#### Objective
Look below for the line with "Recreate this image" and the line with "const categories = ['Before"; repeat exactly those two lines and all lines between them, but no pictures.

[Start of Data for the task]

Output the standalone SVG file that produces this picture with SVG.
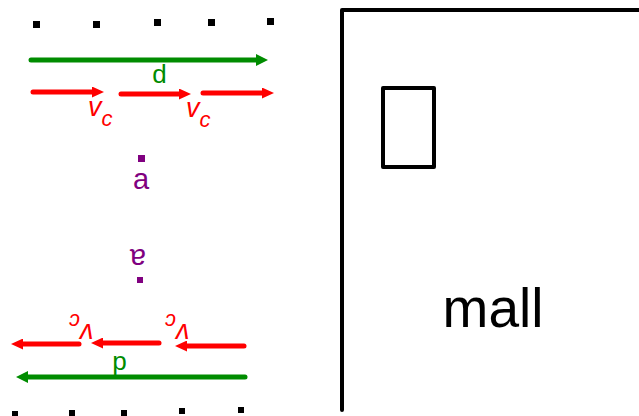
<svg xmlns="http://www.w3.org/2000/svg" width="639" height="416" viewBox="0 0 639 416">
<style>
.dot{fill:#000}
.pdot{fill:#800080}
.g{stroke:#008c00;stroke-width:5;stroke-linecap:round;fill:none}
.r{stroke:#ff0000;stroke-width:5;stroke-linecap:round;fill:none}
.lbl{font-family:"Liberation Sans",Arial,sans-serif}
.vt{font-family:"Liberation Sans",Arial,sans-serif;font-style:italic;fill:#ff0000}
.wall{stroke:#000;stroke-width:4;fill:none;stroke-linecap:round;stroke-linejoin:round}
</style>
<defs>
<marker id="ag" viewBox="0 0 12 12" refX="0" refY="6" markerWidth="12" markerHeight="12" markerUnits="userSpaceOnUse" orient="auto"><path d="M0,0 L12,6 L0,12 Z" fill="#008c00"/></marker>
<marker id="ar" viewBox="0 0 12 11" refX="0" refY="5.5" markerWidth="12" markerHeight="11" markerUnits="userSpaceOnUse" orient="auto"><path d="M0,0 L12,5.5 L0,11 Z" fill="#ff0000"/></marker>
</defs>
<rect width="639" height="416" fill="#fff"/>
<g id="top-dots">
<rect class="dot" x="33" y="21" width="7" height="7"/>
<rect class="dot" x="93" y="21" width="7" height="7"/>
<rect class="dot" x="154" y="19" width="7" height="7"/>
<rect class="dot" x="208" y="19" width="7" height="7"/>
<rect class="dot" x="267" y="18" width="7" height="7"/>
</g>
<g id="bottom-dots">
<rect class="dot" x="12" y="411" width="6" height="6"/>
<rect class="dot" x="69" y="410" width="6" height="6"/>
<rect class="dot" x="121" y="410" width="6" height="6"/>
<rect class="dot" x="179" y="408" width="6" height="6"/>
<rect class="dot" x="238" y="407" width="6" height="6"/>
</g>
<g id="connectors">
<line class="g" x1="31" y1="60" x2="256" y2="60" marker-end="url(#ag)"/>
<line class="r" x1="33" y1="92" x2="92" y2="92" marker-end="url(#ar)"/>
<line class="r" x1="121" y1="94" x2="179" y2="94" marker-end="url(#ar)"/>
<line class="r" x1="203" y1="93" x2="262" y2="93" marker-end="url(#ar)"/>
<line class="r" x1="79" y1="344" x2="23" y2="344" marker-end="url(#ar)"/>
<line class="r" x1="159" y1="343" x2="103" y2="343" marker-end="url(#ar)"/>
<line class="r" x1="244" y1="346" x2="187" y2="346" marker-end="url(#ar)"/>
<line class="g" x1="245" y1="377" x2="28" y2="377" marker-end="url(#ag)"/>
</g>
<g id="label-d-top"><text class="lbl" x="159.5" y="82.5" font-size="26" fill="#008c00" text-anchor="middle">d</text></g>
<g id="label-d-bottom" transform="rotate(180 119.5 365)"><text class="lbl" x="119.5" y="374" font-size="26" fill="#008c00" text-anchor="middle">d</text></g>
<g id="label-vc-1"><text class="vt" x="88" y="116" font-size="27">v</text><text class="vt" x="101.5" y="125.5" font-size="22">c</text></g>
<g id="label-vc-2"><text class="vt" x="186" y="117" font-size="27">v</text><text class="vt" x="199.5" y="126.5" font-size="22">c</text></g>
<g id="label-vc-3" transform="rotate(180 81 325.5)"><text class="vt" x="68.5" y="327.5" font-size="27">v</text><text class="vt" x="82" y="337" font-size="22">c</text></g>
<g id="label-vc-4" transform="rotate(180 177 325.5)"><text class="vt" x="164.5" y="327.5" font-size="27">v</text><text class="vt" x="178" y="337" font-size="22">c</text></g>
<g id="point-a-top">
<rect class="pdot" x="138" y="155" width="7" height="7"/>
<text class="lbl" x="141" y="189" font-size="29" fill="#800080" text-anchor="middle">a</text>
</g>
<g id="point-a-bottom">
<rect class="pdot" x="137" y="277" width="6" height="6"/>
<g transform="rotate(180 138 257)"><text class="lbl" x="138" y="265" font-size="29" fill="#800080" text-anchor="middle">a</text></g>
</g>
<g id="mall">
<polyline class="wall" points="342,410 342,10 641,10"/>
<rect class="wall" x="383" y="88" width="51" height="79"/>
<text class="lbl" x="493" y="327" font-size="55" fill="#000" text-anchor="middle">mall</text>
</g>
</svg>
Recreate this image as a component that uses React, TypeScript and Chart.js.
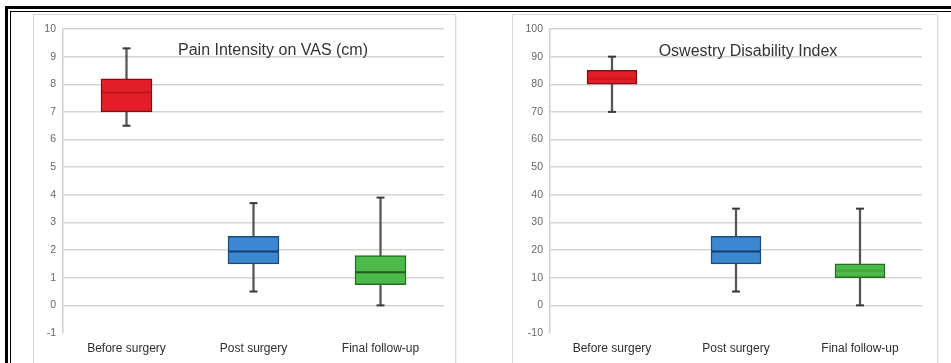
import React, { useEffect, useRef } from 'react';
import { Chart, registerables } from 'chart.js';

Chart.register(...registerables);

// ---------- data ----------
const categories = ['Before surgery', 'Post surgery', 'Final follow-up'];

const vasMin = [6.5, 0.5, 0];
const vasQ1 = [7.0, 1.5, 0.75];
const vasMedian = [7.7, 1.95, 1.2];
const vasQ3 = [8.2, 2.5, 1.8];
const vasMax = [9.3, 3.7, 3.9];

const odiMin = [70, 5, 0];
const odiQ1 = [80, 15, 10];
const odiMedian = [82, 19.5, 12.5];
const odiQ3 = [85, 25, 15];
const odiMax = [90, 35, 35];

const vasTitle = 'Pain Intensity on VAS (cm)';
const odiTitle = 'Oswestry Disability Index';

// ---------- styles ----------
const boxFill = ['#e31e26', '#3b87d2', '#4cba48'];
const boxEdge = ['#7e1015', '#1d4b7c', '#2a6a27'];
const medianColour = ['#c0141c', '#183e66', '#235a21'];
const medianColourOdi = ['#cc171f', '#183e66', '#43a640'];
const FONT = '"Liberation Sans", Arial, sans-serif';

type BoxProps = {
  min: number[];
  q1: number[];
  median: number[];
  q3: number[];
  max: number[];
  medColours: string[];
  yMin: number;
  yMax: number;
  step: number;
  yAxisWidth: number;
  padRight: number;
  padTop: number;
  xAxisHeight: number;
  boxWidth: number;
};

function BoxChart(p: BoxProps) {
  const ref = useRef<HTMLCanvasElement>(null);
  useEffect(() => {
    if (!ref.current) return;
    const pairs = (a: number[], b: number[]) => a.map((v, i) => [v, b[i]]);
    const chart = new Chart(ref.current, {
      type: 'bar',
      data: {
        labels: categories,
        datasets: [
          {
            type: 'bar',
            data: pairs(p.min, p.max) as any,
            backgroundColor: '#555555',
            barThickness: 1.6,
            grouped: false,
            order: 4,
          } as any,
          {
            type: 'bar',
            data: pairs(p.q1, p.q3) as any,
            backgroundColor: boxFill,
            borderColor: boxEdge,
            borderWidth: 1.5,
            borderSkipped: false,
            barThickness: p.boxWidth,
            grouped: false,
            order: 3,
          } as any,
          {
            type: 'line',
            data: p.median,
            showLine: false,
            pointStyle: 'line',
            pointRadius: p.boxWidth / 2 - 1,
            pointBorderWidth: 2,
            pointBorderColor: p.medColours,
            pointBackgroundColor: p.medColours,
            order: 1,
          } as any,
          {
            type: 'line',
            data: p.max,
            showLine: false,
            pointStyle: 'line',
            pointRadius: 4,
            pointBorderWidth: 2,
            pointBorderColor: '#3a3a3a',
            order: 1,
          } as any,
          {
            type: 'line',
            data: p.min,
            showLine: false,
            pointStyle: 'line',
            pointRadius: 4,
            pointBorderWidth: 2,
            pointBorderColor: '#3a3a3a',
            order: 1,
          } as any,
        ],
      },
      options: {
        animation: false,
        responsive: true,
        maintainAspectRatio: false,
        events: [],
        layout: {
          autoPadding: false,
          padding: { top: p.padTop, right: p.padRight, left: 0, bottom: 0 },
        },
        plugins: {
          legend: { display: false },
          tooltip: { enabled: false },
          title: { display: false },
        },
        scales: {
          x: {
            offset: true,
            grid: { display: false, drawTicks: false },
            border: { display: false },
            ticks: {
              padding: 8,
              color: '#2e2e2e',
              font: { family: FONT, size: 12 },
              maxRotation: 0,
              autoSkip: false,
            },
            afterFit: (s: any) => {
              s.height = p.xAxisHeight;
            },
          },
          y: {
            min: p.yMin,
            max: p.yMax,
            ticks: {
              stepSize: p.step,
              padding: 7,
              color: '#666666',
              font: { family: FONT, size: 10.5 },
            },
            grid: {
              drawTicks: false,
              lineWidth: 1.5,
              color: (ctx: any) =>
                ctx.tick && ctx.tick.value === p.yMin ? 'rgba(0,0,0,0)' : '#d4d4d4',
            },
            border: { display: true, color: '#cfcfcf', width: 1.5 },
            afterFit: (s: any) => {
              s.width = p.yAxisWidth;
            },
          },
        },
      } as any,
    });
    return () => chart.destroy();
  }, []);
  return <canvas ref={ref} />;
}

export default function App() {
  const panel: React.CSSProperties = {
    position: 'absolute',
    border: '1px solid #d8d8d8',
    background: '#ffffff',
    boxShadow: '1px 1px 1px rgba(0,0,0,0.06)',
  };
  const titleStyle: React.CSSProperties = {
    position: 'absolute',
    transform: 'translate(-50%, -50%)',
    whiteSpace: 'nowrap',
    fontFamily: FONT,
    fontSize: 16,
    color: '#333333',
    lineHeight: '18px',
  };
  return (
    <div
      style={{
        position: 'absolute',
        left: 0,
        top: 0,
        width: 951,
        height: 363,
        overflow: 'hidden',
        background: '#ffffff',
      }}
    >
      {/* outer frame */}
      <div style={{ position: 'absolute', left: 5, top: 6, width: 946, height: 3, background: '#000' }} />
      <div style={{ position: 'absolute', left: 5, top: 6, width: 3, height: 357, background: '#000' }} />
      <div style={{ position: 'absolute', left: 10, top: 11, width: 941, height: 1, background: '#000' }} />
      <div style={{ position: 'absolute', left: 10, top: 11, width: 1, height: 352, background: '#000' }} />

      {/* panels */}
      <div style={{ ...panel, left: 33, top: 14, width: 421, height: 360 }} />
      <div style={{ ...panel, left: 512, top: 14, width: 424, height: 360 }} />

      {/* VAS chart */}
      <div style={{ position: 'absolute', left: 34, top: 15, width: 421, height: 348 }}>
        <BoxChart
          min={vasMin}
          q1={vasQ1}
          median={vasMedian}
          q3={vasQ3}
          max={vasMax}
          medColours={medianColour}
          yMin={-1}
          yMax={10}
          step={1}
          yAxisWidth={29}
          padRight={11}
          padTop={14}
          xAxisHeight={30}
          boxWidth={51}
        />
      </div>
      <div style={{ ...titleStyle, left: 273, top: 50 }}>{vasTitle}</div>

      {/* ODI chart */}
      <div style={{ position: 'absolute', left: 513, top: 15, width: 424, height: 348 }}>
        <BoxChart
          min={odiMin}
          q1={odiQ1}
          median={odiMedian}
          q3={odiQ3}
          max={odiMax}
          medColours={medianColourOdi}
          yMin={-10}
          yMax={100}
          step={10}
          yAxisWidth={37}
          padRight={15}
          padTop={14}
          xAxisHeight={30}
          boxWidth={50}
        />
      </div>
      <div style={{ ...titleStyle, left: 748, top: 51 }}>{odiTitle}</div>
    </div>
  );
}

[End of Data for the task]

#### Answer to the problem
Recreate this image as a component that uses React, TypeScript and Chart.js.
import React, { useEffect, useRef } from 'react';
import { Chart, registerables } from 'chart.js';

Chart.register(...registerables);

// ---------- data ----------
const categories = ['Before surgery', 'Post surgery', 'Final follow-up'];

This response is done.